Kelly first performed as Joni Mitchell at the first Wigstock celebration in Thompkins Square Park in the East Village and he’s done it periodically in the intervening years, always varying the program, adding new songs and removing others.
Here are “The Circle Game” and other songs that have been virtually attached to Mitchell over the passing decades, and Kelly moves from one number to the next with grace and spirit to spare.
It might be a not unreasonable question why John Kelly should want to impersonate Joni Mitchell in what constitutes a concert performance in a club tucked away in the cellar of a restaurant.
One clear answer might have something to do with the fact that he does it so well, without mockery or even a hint of condescension.
Male performers, after all, have impersonated female stars for what seems like centuries. How many Judy Garlands have there been? How many Tallulah Bankheads? In more recent times, Marilyn Monroe and Barbra Streisand have sprouted what sometimes seems like an infinite number of clonelike imitators.

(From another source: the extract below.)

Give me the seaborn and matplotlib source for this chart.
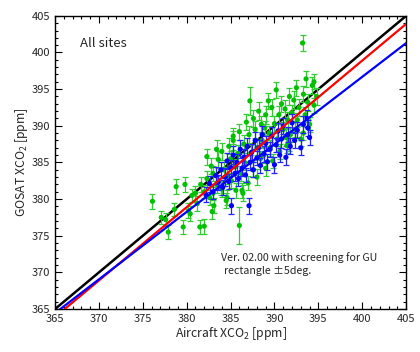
import matplotlib
matplotlib.use("Agg")
import matplotlib.pyplot as plt
import seaborn as sns
import pandas as pd
import numpy as np
from matplotlib.ticker import MultipleLocator

sns.set_theme(style="ticks")
plt.rcParams["font.family"] = ["Noto Sans CJK JP", "DejaVu Sans"]
plt.rcParams["mathtext.fontset"] = "custom"
plt.rcParams["mathtext.rm"] = "Noto Sans CJK JP"

# ----------------------------
# data
# ----------------------------
green_x = [376.1, 377.1, 377.6, 377.9, 378.6, 378.8, 379.6, 379.8, 380.2, 380.4,
           380.6, 381.0, 381.2, 381.5, 382.0, 381.6, 382.3, 382.0, 382.6, 383.0,
           382.8, 382.9, 383.1, 383.0, 383.4, 383.6, 383.9, 384.0, 384.2, 384.5,
           384.0, 384.6, 384.6, 384.8, 385.0, 385.1, 385.3, 385.5, 385.6, 385.8,
           386.0, 386.0, 386.2, 386.3, 386.4, 386.5, 386.6, 386.8, 387.0, 387.1,
           387.2, 387.3, 387.5, 387.6, 387.8, 388.0, 388.0, 388.2, 388.4, 388.5,
           388.6, 388.8, 389.0, 389.0, 389.3, 389.4, 389.5, 389.7, 389.8, 390.0,
           390.2, 390.3, 390.5, 390.6, 390.8, 391.0, 391.2, 391.4, 391.5, 391.7,
           391.8, 392.0, 392.2, 392.3, 392.5, 392.6, 392.8, 393.0, 393.2, 393.3,
           393.5, 393.6, 393.8, 394.0, 394.3, 394.5, 394.8, 393.3, 391.7, 388.9,
           391.3, 394.5, 382.3, 383.4, 385.3]
green_y = [379.7, 377.5, 377.2, 375.5, 378.6, 381.7, 376.2, 382.0, 378.4, 378.0,
           380.5, 380.8, 379.4, 376.2, 376.3, 382.0, 382.8, 381.0, 380.2, 383.5,
           384.5, 378.3, 379.1, 380.8, 382.0, 385.4, 381.5, 386.5, 384.0, 379.8,
           381.4, 380.2, 383.2, 387.2, 385.5, 382.5, 388.0, 384.4, 381.2, 386.2,
           376.4, 389.2, 383.5, 381.2, 380.8, 387.5, 385.0, 390.5, 382.2, 388.8,
           393.4, 386.3, 384.0, 391.0, 389.5, 387.0, 383.0, 392.0, 385.5, 390.2,
           388.0, 386.0, 391.5, 384.2, 393.4, 389.0, 387.0, 392.5, 385.2, 390.3,
           394.9, 388.2, 391.5, 386.5, 393.0, 389.5, 392.3, 387.3, 390.8, 394.0,
           388.8, 391.8, 393.5, 389.5, 395.2, 390.8, 392.5, 388.2, 401.3, 394.3,
           391.5, 396.4, 393.2, 390.2, 395.5, 392.8, 394.0, 389.0, 387.6, 389.7,
           388.4, 396.0, 385.8, 386.8, 388.6]
green_err = [1.0, 0.9, 0.9, 0.9, 0.9, 1.0, 0.9, 1.0, 1.0, 1.0,
             0.9, 1.0, 1.0, 1.0, 1.0, 1.0, 1.1, 0.9, 1.0, 1.0,
             1.1, 1.0, 1.0, 0.9, 1.1, 1.2, 1.0, 1.1, 1.0, 1.0,
             1.1, 1.0, 1.2, 1.1, 1.0, 1.0, 1.3, 1.1, 1.0, 1.2,
             2.5, 1.1, 1.0, 1.0, 1.1, 1.2, 1.0, 1.1, 1.0, 1.2,
             1.9, 1.1, 1.0, 1.2, 1.1, 1.0, 1.1, 1.2, 1.0, 1.1,
             1.0, 1.1, 1.2, 1.0, 1.1, 1.0, 1.1, 1.2, 1.0, 1.1,
             1.1, 1.0, 1.2, 1.0, 1.1, 1.0, 1.2, 1.0, 1.1, 1.2,
             1.0, 1.1, 1.2, 1.0, 1.1, 1.0, 1.2, 1.0, 1.1, 1.1,
             1.0, 1.1, 1.2, 1.0, 1.1, 1.0, 1.1, 1.0, 1.1, 1.0,
             1.1, 1.0, 1.1, 1.2, 1.1]

blue_x = [382.2, 382.6, 383.0, 383.3, 383.6, 383.9, 384.1, 384.4, 384.6, 384.8,
          385.0, 385.1, 385.3, 385.5, 385.7, 385.9, 386.1, 386.3, 386.5, 386.7,
          386.9, 387.1, 387.2, 387.4, 387.6, 387.8, 388.0, 388.2, 388.4, 388.6,
          388.8, 389.0, 389.2, 389.5, 389.7, 390.0, 390.2, 390.4, 390.6, 390.8,
          391.0, 391.3, 391.5, 391.8, 392.0, 392.3, 392.6, 393.0, 393.3, 393.7,
          393.8, 394.0]
blue_y = [380.6, 382.1, 381.0, 383.2, 382.3, 384.0, 381.6, 383.0, 385.2, 382.4,
          384.3, 379.1, 386.0, 383.5, 385.0, 382.8, 386.8, 384.2, 385.7, 383.3,
          387.2, 379.1, 385.0, 386.4, 384.0, 388.0, 385.6, 387.0, 384.6, 388.8,
          386.2, 387.6, 385.1, 386.8, 388.6, 384.7, 387.4, 389.3, 386.0, 388.2,
          390.0, 385.7, 388.8, 387.2, 390.4, 388.0, 389.4, 387.0, 390.2, 391.0,
          389.7, 388.4]
blue_err = [1.0, 1.1, 1.0, 1.2, 1.0, 1.1, 1.0, 1.2, 1.1, 1.0,
            1.1, 1.1, 1.2, 1.0, 1.1, 1.0, 1.2, 1.0, 1.1, 1.0,
            1.2, 1.1, 1.0, 1.1, 1.0, 1.2, 1.0, 1.1, 1.0, 1.2,
            1.1, 1.0, 1.1, 1.0, 1.2, 1.1, 1.0, 1.1, 1.0, 1.2,
            1.1, 1.1, 1.0, 1.1, 1.2, 1.0, 1.1, 1.0, 1.2, 1.1,
            1.1, 1.0]

# fitted lines (slope, intercept)
one_to_one = (1.0, 0.0)
red_fit = (1.0, -1.1)
blue_fit = (0.921, 28.28)

green = pd.DataFrame({"x": green_x, "y": green_y, "err": green_err})
blue = pd.DataFrame({"x": blue_x, "y": blue_y, "err": blue_err})

GREEN = "#00c000"
BLUE = "#0000ff"

fig = plt.figure(figsize=(4.2, 3.52), dpi=100)
ax = fig.add_axes([0.131, 0.122, 0.836, 0.833])

xs = np.array([365, 405])
ax.plot(xs, one_to_one[0] * xs + one_to_one[1], color="black", lw=1.8, zorder=1)

ax.errorbar(green["x"], green["y"], yerr=green["err"], fmt="none",
            ecolor="#33cc33", elinewidth=0.9, capsize=2.5, capthick=0.9, zorder=2)
sns.scatterplot(data=green, x="x", y="y", color=GREEN, s=14, edgecolor="none",
                ax=ax, zorder=3)

ax.errorbar(blue["x"], blue["y"], yerr=blue["err"], fmt="none",
            ecolor="#2222ff", elinewidth=0.9, capsize=2.5, capthick=0.9, zorder=4)
sns.scatterplot(data=blue, x="x", y="y", color=BLUE, s=14, edgecolor="none",
                ax=ax, zorder=5)

ax.plot(xs, red_fit[0] * xs + red_fit[1], color="#ff0000", lw=1.6, zorder=6)
ax.plot(xs, blue_fit[0] * xs + blue_fit[1], color=BLUE, lw=1.6, zorder=6)

ax.set_xlim(365, 405)
ax.set_ylim(365, 405)
ax.xaxis.set_major_locator(MultipleLocator(5))
ax.yaxis.set_major_locator(MultipleLocator(5))
ax.xaxis.set_minor_locator(MultipleLocator(1))
ax.yaxis.set_minor_locator(MultipleLocator(1))
ax.tick_params(which="both", direction="in", top=True, right=True,
               labelsize=8, color="black", width=0.8)
ax.tick_params(which="major", length=5)
ax.tick_params(which="minor", length=2.5)
for s in ax.spines.values():
    s.set_color("black")
    s.set_linewidth(1.0)

ax.set_xlabel("Aircraft XCO$_2$ [ppm]", fontsize=8.8, labelpad=1)
ax.set_ylabel("GOSAT XCO$_2$ [ppm]", fontsize=8.8, labelpad=1)

ax.text(367.9, 401.2, "All sites", fontsize=9.5, va="center", ha="left")
ax.text(383.9, 372.0, "Ver. 02.00 with screening for GU", fontsize=7.7,
        va="center", ha="left")
ax.text(384.3, 370.2, "rectangle \u00b15deg.", fontsize=7.7, va="center", ha="left")

fig.savefig("out.png", dpi=100)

What is possibly most unusual about “Shiny Hot Nights: More Songs of Joni Mitchell” is that rock and folk performers don’t normally seem to be obvious subjects for study and replication on the part of night club mimics.
Even so, performers have frequently enough offered their impressions of folkies like Bob Dylan and Joan B’z. So why not Joni Mitchell?
The singer clearly approves, since the postcard advertising the show has both the real and the “faux” Joni, seated together, smiling broadly, with Kelly’s arm comfortably looped around the Canadian performer’s shoulder.